Records with drawing code
☆ ☆ ☆ ☆
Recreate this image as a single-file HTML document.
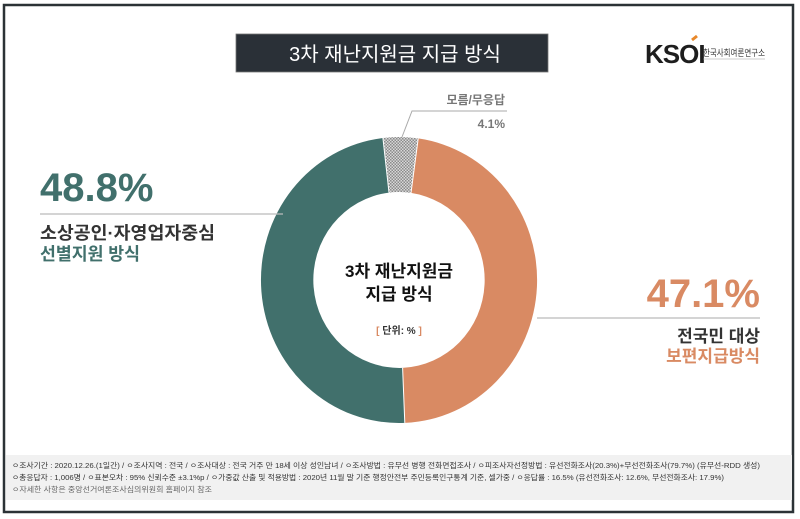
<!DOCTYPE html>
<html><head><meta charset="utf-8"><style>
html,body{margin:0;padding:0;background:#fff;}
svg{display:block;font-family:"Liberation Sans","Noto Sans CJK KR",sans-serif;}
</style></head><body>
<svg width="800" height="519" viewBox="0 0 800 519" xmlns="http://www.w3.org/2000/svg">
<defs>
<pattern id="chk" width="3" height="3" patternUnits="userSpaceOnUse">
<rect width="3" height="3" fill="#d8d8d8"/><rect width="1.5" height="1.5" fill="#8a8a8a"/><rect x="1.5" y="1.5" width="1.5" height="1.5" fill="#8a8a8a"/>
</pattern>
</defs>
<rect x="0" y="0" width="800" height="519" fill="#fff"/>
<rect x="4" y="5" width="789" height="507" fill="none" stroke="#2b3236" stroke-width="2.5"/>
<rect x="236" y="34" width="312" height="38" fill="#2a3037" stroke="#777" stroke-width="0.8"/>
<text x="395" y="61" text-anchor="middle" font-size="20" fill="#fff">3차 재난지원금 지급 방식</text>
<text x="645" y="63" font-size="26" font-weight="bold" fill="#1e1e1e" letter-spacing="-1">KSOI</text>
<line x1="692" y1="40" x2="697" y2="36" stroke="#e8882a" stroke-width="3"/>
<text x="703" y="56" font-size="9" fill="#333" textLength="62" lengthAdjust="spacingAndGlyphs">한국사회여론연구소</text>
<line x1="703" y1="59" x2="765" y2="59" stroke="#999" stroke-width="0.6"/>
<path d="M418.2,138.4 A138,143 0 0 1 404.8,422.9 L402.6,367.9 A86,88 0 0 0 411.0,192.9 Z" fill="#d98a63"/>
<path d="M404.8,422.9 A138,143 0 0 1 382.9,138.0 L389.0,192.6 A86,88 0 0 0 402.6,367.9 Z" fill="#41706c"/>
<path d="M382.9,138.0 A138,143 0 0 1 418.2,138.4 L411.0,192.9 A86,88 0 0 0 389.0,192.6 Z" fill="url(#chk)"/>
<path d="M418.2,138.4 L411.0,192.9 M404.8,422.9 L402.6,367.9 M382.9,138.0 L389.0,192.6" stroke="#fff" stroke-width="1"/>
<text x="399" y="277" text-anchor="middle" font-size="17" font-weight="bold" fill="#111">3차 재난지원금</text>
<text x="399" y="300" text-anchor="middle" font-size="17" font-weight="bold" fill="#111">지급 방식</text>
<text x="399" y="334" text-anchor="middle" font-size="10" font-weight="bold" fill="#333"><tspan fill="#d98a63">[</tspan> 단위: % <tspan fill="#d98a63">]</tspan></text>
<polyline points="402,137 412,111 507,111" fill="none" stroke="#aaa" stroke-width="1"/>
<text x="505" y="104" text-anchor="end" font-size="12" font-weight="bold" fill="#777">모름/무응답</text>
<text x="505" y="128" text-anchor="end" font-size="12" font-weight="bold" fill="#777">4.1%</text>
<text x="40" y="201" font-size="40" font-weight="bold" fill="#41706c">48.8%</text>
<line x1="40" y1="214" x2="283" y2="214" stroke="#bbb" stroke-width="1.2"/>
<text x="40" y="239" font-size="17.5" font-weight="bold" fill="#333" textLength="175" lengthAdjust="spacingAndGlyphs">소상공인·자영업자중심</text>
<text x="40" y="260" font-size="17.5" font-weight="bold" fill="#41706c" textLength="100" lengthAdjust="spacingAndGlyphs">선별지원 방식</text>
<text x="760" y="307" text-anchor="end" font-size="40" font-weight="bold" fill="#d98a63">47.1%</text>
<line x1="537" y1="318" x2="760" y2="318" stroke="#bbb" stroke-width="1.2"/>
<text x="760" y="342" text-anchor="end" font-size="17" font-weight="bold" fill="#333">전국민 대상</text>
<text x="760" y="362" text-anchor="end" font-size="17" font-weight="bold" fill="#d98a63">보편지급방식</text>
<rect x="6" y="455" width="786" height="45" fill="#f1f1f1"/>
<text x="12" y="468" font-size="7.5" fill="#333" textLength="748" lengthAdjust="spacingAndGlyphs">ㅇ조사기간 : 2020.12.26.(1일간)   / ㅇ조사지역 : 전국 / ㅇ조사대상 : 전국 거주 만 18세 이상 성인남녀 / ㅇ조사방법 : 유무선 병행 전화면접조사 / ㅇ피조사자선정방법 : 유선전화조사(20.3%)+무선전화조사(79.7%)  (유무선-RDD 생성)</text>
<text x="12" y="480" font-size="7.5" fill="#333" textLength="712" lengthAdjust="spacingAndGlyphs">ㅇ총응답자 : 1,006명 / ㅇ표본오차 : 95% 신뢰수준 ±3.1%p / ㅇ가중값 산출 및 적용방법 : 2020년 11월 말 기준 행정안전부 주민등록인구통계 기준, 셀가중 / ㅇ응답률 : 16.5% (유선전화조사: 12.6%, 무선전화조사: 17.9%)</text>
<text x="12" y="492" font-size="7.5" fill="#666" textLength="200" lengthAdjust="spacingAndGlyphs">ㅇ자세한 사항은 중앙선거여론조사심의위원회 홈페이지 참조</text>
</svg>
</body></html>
☆ ☆ ☆ ☆
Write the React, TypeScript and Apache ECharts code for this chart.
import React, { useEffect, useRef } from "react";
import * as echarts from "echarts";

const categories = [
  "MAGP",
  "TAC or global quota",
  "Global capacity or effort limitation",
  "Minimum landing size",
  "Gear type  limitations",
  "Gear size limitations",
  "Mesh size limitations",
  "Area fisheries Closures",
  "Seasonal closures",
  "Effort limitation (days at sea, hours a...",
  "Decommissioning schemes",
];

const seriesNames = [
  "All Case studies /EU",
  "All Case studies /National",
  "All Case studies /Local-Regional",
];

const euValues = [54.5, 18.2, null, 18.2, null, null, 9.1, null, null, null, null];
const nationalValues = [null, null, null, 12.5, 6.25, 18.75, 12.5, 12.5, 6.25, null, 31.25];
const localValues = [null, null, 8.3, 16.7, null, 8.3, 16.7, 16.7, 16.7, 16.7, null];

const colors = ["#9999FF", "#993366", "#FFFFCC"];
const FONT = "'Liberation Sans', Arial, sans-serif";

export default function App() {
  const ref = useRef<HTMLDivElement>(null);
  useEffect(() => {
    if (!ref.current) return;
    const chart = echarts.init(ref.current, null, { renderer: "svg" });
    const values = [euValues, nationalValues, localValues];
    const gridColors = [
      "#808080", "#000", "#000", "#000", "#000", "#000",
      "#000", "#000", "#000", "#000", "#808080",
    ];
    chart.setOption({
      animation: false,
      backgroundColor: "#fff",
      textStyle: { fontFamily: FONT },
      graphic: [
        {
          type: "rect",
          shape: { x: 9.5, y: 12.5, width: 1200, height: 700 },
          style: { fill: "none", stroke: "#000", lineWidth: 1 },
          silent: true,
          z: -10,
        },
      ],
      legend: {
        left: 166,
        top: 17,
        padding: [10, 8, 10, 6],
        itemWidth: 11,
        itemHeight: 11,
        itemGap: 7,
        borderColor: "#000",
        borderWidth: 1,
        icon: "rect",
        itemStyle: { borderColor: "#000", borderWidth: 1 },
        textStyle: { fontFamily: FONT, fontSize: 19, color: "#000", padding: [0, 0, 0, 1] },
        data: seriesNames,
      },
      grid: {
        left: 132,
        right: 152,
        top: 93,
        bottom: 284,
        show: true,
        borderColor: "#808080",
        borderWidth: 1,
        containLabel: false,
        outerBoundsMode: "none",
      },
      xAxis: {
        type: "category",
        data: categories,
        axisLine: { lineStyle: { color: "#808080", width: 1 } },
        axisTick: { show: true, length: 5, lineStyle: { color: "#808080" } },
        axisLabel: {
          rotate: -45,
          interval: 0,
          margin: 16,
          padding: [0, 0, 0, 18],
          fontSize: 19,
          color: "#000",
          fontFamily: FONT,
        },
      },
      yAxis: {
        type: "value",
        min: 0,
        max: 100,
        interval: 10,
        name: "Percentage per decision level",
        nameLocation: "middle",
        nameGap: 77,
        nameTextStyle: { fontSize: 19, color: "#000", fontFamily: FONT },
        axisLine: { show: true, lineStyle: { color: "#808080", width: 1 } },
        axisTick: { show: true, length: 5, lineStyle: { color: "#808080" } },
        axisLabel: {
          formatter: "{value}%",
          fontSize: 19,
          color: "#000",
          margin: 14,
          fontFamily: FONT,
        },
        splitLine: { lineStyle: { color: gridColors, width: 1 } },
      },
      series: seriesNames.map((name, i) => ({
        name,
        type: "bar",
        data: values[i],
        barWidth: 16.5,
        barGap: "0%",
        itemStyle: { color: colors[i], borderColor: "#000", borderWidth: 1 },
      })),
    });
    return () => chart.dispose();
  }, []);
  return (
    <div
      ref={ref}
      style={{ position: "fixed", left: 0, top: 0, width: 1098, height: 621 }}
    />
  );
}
☆ ☆ ☆ ☆
**What you are asked to do**
Copy all lines from the data that hold the word "React".

**Output of the exercise**
Write the React, TypeScript and Apache ECharts code for this chart.
import React, { useEffect, useRef } from "react";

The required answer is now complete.